Whether a replacement would be better at football is debatable. However, unless they were one of the totally stratospheric, totally out-of-reach alternatives, then they wouldn't have anything like the global reach that Rooney has attained. Trying to be anything like precise about this nebulous stuff is difficult, but to pick just one example: as of April 2012, no player's name had ever appeared on the back of more Premier League shirts. Pinch of salt, obviously, but it makes sense: Rooney's been back-page and occasionally front-page news since the age of sixteen and has spent nearly ten years leading the line of the most notable and aggressively marketed club in the Premier League, which itself the most aggressively marketed league in the world. Top all that up with regular England exposure, adverts for Coca-Cola, Nike, and all the rest, and you've got a player whose profile far outstrips most of his contemporaries and that of almost every realistic replacement.
All of that may be irrelevant, offensive and unimportant to anybody who just wants to see Manchester United players that they like playing football that they enjoy, but such is Glazernomics. Aperol Spritz aren't here for Alexander Buttner, and Aperol Spritz matter more than you do.

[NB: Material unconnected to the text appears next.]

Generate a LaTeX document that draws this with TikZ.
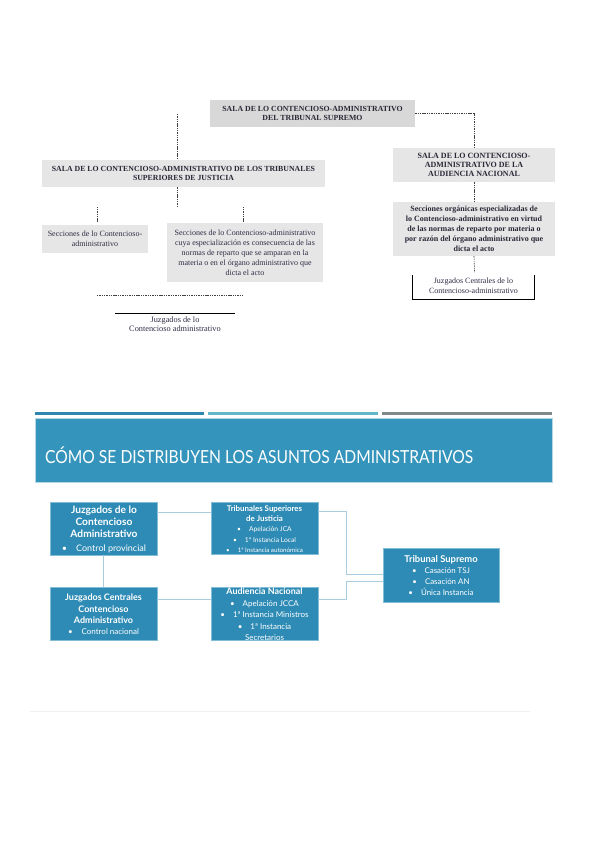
\documentclass[tikz,border=0pt]{standalone}
\usepackage{fontspec}
\setmainfont{Liberation Serif}
\newfontfamily\gs{Lato}
\usetikzlibrary{calc}
\definecolor{boxblue}{RGB}{46,139,181}
\definecolor{bannerblue}{RGB}{53,148,187}
\definecolor{boxedge}{RGB}{130,188,214}
\definecolor{connblue}{RGB}{168,205,224}
\definecolor{barone}{RGB}{46,134,176}
\definecolor{bartwo}{RGB}{100,183,200}
\definecolor{barthree}{RGB}{128,136,140}
\definecolor{greybox}{RGB}{230,230,230}
\definecolor{greyboxd}{RGB}{216,216,216}
\definecolor{toptext}{RGB}{40,40,55}
\definecolor{lowtext}{RGB}{45,45,70}
\begin{document}
\begin{tikzpicture}[x=1pt,y=-1pt,
  greyb/.style={fill=greybox, inner sep=0pt, align=center, text=toptext},
  capsfont/.style={font=\fontsize{7.8}{9}\selectfont\bfseries},
  normfont/.style={font=\fontsize{8}{10}\selectfont},
  dashline/.style={draw=black!75, line width=0.6pt, dash pattern=on 1.4pt off 0.9pt},
  plainline/.style={draw=black, line width=0.7pt},
  bluebox/.style={fill=boxblue, draw=boxedge, line width=0.6pt, inner sep=0pt},
  bluetext/.style={text=white, align=center, inner sep=0pt},
  conn/.style={draw=connblue, line width=0.8pt}]
\useasboundingbox[fill=white] (0,0) rectangle (599,848);

% ---------------- upper chart ----------------
\node[greyb, fill=greyboxd, capsfont, minimum width=205pt, minimum height=27pt] (TS) at (312.5,113.5)
  {SALA DE LO CONTENCIOSO-ADMINISTRATIVO\\DEL TRIBUNAL SUPREMO};
\node[greyb, capsfont, minimum width=283pt, minimum height=27pt] (TSJ) at (183.5,173.5)
  {SALA DE LO CONTENCIOSO-ADMINISTRATIVO DE LOS TRIBUNALES\\SUPERIORES DE JUSTICIA};
\node[greyb, font=\fontsize{8}{9}\selectfont\bfseries, minimum width=162pt, minimum height=34pt] (AN) at (474,165)
  {SALA DE LO CONTENCIOSO-\\ADMINISTRATIVO DE LA\\AUDIENCIA NACIONAL};
\node[greyb, font=\fontsize{8}{10}\selectfont\bfseries, minimum width=162pt, minimum height=54pt] (SO) at (474,229)
  {Secciones orgánicas especializadas de\\lo Contencioso-administrativo en virtud\\de las normas de reparto por materia o\\por razón del órgano administrativo que\\dicta el acto};
\node[greyb, normfont, text=lowtext, minimum width=106pt, minimum height=28pt] (S1) at (95,239)
  {Secciones de lo Contencioso-\\administrativo};
\node[greyb, normfont, text=lowtext, minimum width=156pt, minimum height=59pt] (S2) at (245,252.5)
  {Secciones de lo Contencioso-administrativo\\cuya especialización es consecuencia de las\\normas de reparto que se amparan en la\\materia o en el órgano administrativo que\\dicta el acto};
\node[inner sep=0pt, align=center, text=lowtext, font=\fontsize{8}{10}\selectfont, minimum width=121pt, minimum height=27pt] (JC) at (473.5,286)
  {Juzgados Centrales de lo\\Contencioso-administrativo};
\node[inner sep=0pt, align=center, text=lowtext, font=\fontsize{8.3}{9}\selectfont, minimum width=120pt, minimum height=22pt, anchor=north] (JP) at (175,313)
  {Juzgados de lo\\Contencioso administrativo};

\coordinate (c1) at (177,114);
\coordinate (c2) at (177,207);
\coordinate (h1) at (97,295);
\coordinate (h2) at (243,295);
\draw[dashline] (c1) -- (c1 |- TSJ.north);
\draw[dashline] (c1 |- TSJ.south) -- (c2);
\draw[dashline] (TS.east) -| (AN.north);
\draw[dashline] (AN.south) -- (SO.north);
\draw[dashline] (SO.south) -- ([xshift=1pt]JC.north);
\draw[dashline] ([xshift=2pt,yshift=3pt]S1.north) -- ++(0,-15);
\draw[dashline] ([xshift=-2pt,yshift=1pt]S2.north) -- ++(0,-15);
\draw[dashline] (h1) -- (h2);
\draw[plainline] ([yshift=-3pt]JC.north west) -- (JC.south west) -- (JC.south east) -- ([yshift=-3pt]JC.north east);
\draw[plainline] (JP.north west) -- (JP.north east);

% ---------------- lower slide ----------------
\fill[barone] (35,412) rectangle (204,415);
\fill[bartwo] (208,412) rectangle (378,415);
\fill[barthree] (382,412) rectangle (552,415);
\node[fill=bannerblue, draw=boxedge!60, line width=0.5pt, minimum width=517pt, minimum height=64pt, inner sep=0pt] (banner) at (293.5,450) {};
\node[anchor=base west, inner sep=0pt, text=white, font=\gs\fontsize{18}{20}\selectfont] (title) at (45,463)
  {\resizebox{428pt}{\height}{CÓMO SE DISTRIBUYEN LOS ASUNTOS ADMINISTRATIVOS}};

\node[bluebox, minimum width=107pt, minimum height=53pt] (A) at (103.5,528.5) {};
\node[bluebox, minimum width=107pt, minimum height=52pt] (B) at (264.5,528) {};
\node[bluebox, minimum width=107pt, minimum height=53pt] (C) at (103.5,613.5) {};
\node[bluebox, minimum width=107pt, minimum height=53pt] (D) at (264.5,613.5) {};
\node[bluebox, minimum width=116pt, minimum height=54pt] (E) at (441,575) {};

\node[bluetext, font=\gs\fontsize{9}{12.2}\selectfont] (At) at (104,529.5)
  {{\bfseries\fontsize{10.2}{12.2}\selectfont Juzgados de lo}\\
   {\bfseries\fontsize{10.2}{12.2}\selectfont Contencioso}\\
   {\bfseries\fontsize{10.2}{12.2}\selectfont Administrativo}\\[1.5pt]
   \textbullet\hspace{9pt}Control provincial};
\node[bluetext, font=\gs\fontsize{6.7}{10.2}\selectfont] (Bt) at (264.5,529)
  {{\bfseries\fontsize{7.9}{10.2}\selectfont Tribunales Superiores}\\
   {\bfseries\fontsize{7.9}{10.2}\selectfont de Justicia}\\
   \textbullet\hspace{8pt}Apelación JCA\\
   \textbullet\hspace{8pt}1ª Instancia Local\\
   {\fontsize{6.2}{10.2}\selectfont\textbullet\hspace{8pt}1ª Instancia autonómica}};
\node[bluetext, font=\gs\fontsize{8}{11.3}\selectfont] (Ct) at (103.5,614.5)
  {{\bfseries\fontsize{9}{11.3}\selectfont Juzgados Centrales}\\
   {\bfseries\fontsize{9}{11.3}\selectfont Contencioso}\\
   {\bfseries\fontsize{9}{11.3}\selectfont Administrativo}\\
   \textbullet\hspace{9pt}Control nacional};
\node[bluetext, font=\gs\fontsize{8}{11.5}\selectfont] (Dt) at (264.5,614.5)
  {{\bfseries\fontsize{8.9}{11.5}\selectfont Audiencia Nacional}\\
   \textbullet\hspace{8pt}Apelación JCCA\\
   \textbullet\hspace{8pt}1ª Instancia Ministros\\
   \textbullet\hspace{8pt}1ª Instancia\\
   Secretarios};
\node[bluetext, font=\gs\fontsize{7.9}{11.3}\selectfont] (Et) at (441,575.5)
  {{\bfseries\fontsize{9.4}{11.3}\selectfont Tribunal Supremo}\\
   \textbullet\hspace{8pt}Casación TSJ\\
   \textbullet\hspace{8pt}Casación AN\\
   \textbullet\hspace{8pt}Única Instancia};

\draw[conn] ([yshift=-11pt]A.north east) -- ([yshift=-11pt]B.north west);
\draw[conn] (A.south) -- (C.north);
\draw[conn] ([yshift=-13pt]C.north east) -- ([yshift=-13pt]D.north west);
\draw[conn] ([yshift=-10pt]B.north east) -- ++(28,0) |- ([yshift=-27pt]E.north west);
\draw[conn] ([yshift=-13pt]D.north east) -- ++(28,0) |- ([yshift=-34pt]E.north west);

\coordinate (f1) at (30,711);
\coordinate (f2) at (530,711);
\draw[black!6, line width=0.8pt] (f1) -- (f2);
\end{tikzpicture}
\end{document}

The other problem with replacing Rooney is that United's squad is already in line for an overhaul. Ewar Woowoo's been talking about it; the papers have been talking about; even Moyes has touched on it, in his own adorable hamfisted way. As we saw with Tottenham earlier this season, buying loads of players at once -- even ones that look really good on Youtube and have really good Whoscored ratings and play together nicely on Football Manager -- is risky. It makes no sense to change where there isn't a pressing need. Three or four new first-team players in the summer, along with the continued integration of Juan Mata and Marouane Fellaini ... while replacing Rooney might have been nice for ideological reasons, it would only add more uncertainty to an already convulsing squad.
Selling big players does not look good, unless they're being sold by a bigger manager. Alex Ferguson was one. Jose Mourinho is one. David Moyes isn't. Additionally, David Moyes has been very obvious in his attempts to rehabilitate Rooney after his falling out with Ferguson at the end of last season. Losing him now would damage the stature of both club and manager.
All of which adds up to: a football club that have a player who would need replacing, who wouldn't be cheap to replace, who would in some important ways be irreplaceable, and who would need replacing at precisely the wrong time. Any one or maybe two of those factors could be overcome: if the squad's attackers were good enough to absorb his loss, say, or if he was just a shade less significant in the grand scheme of things, or if there already was a central midfield in place. But taken as a whole, Rooney has, thanks to circumstance and accident, ended up a uniquely important member of the United squad. Maybe it's a surprise he didn't ask for more.
One final thought: Northcroft suggests that there might be more deals like this in the future: basic wage plus the services of United's commercial team. And that, in turn, gives United something of an edge. After all, they may not have the bottomless pockets of PSG or City, but when it comes to persuading brands to hand over cash in exchange for association, there's no finer outfit in the world. Glory glory.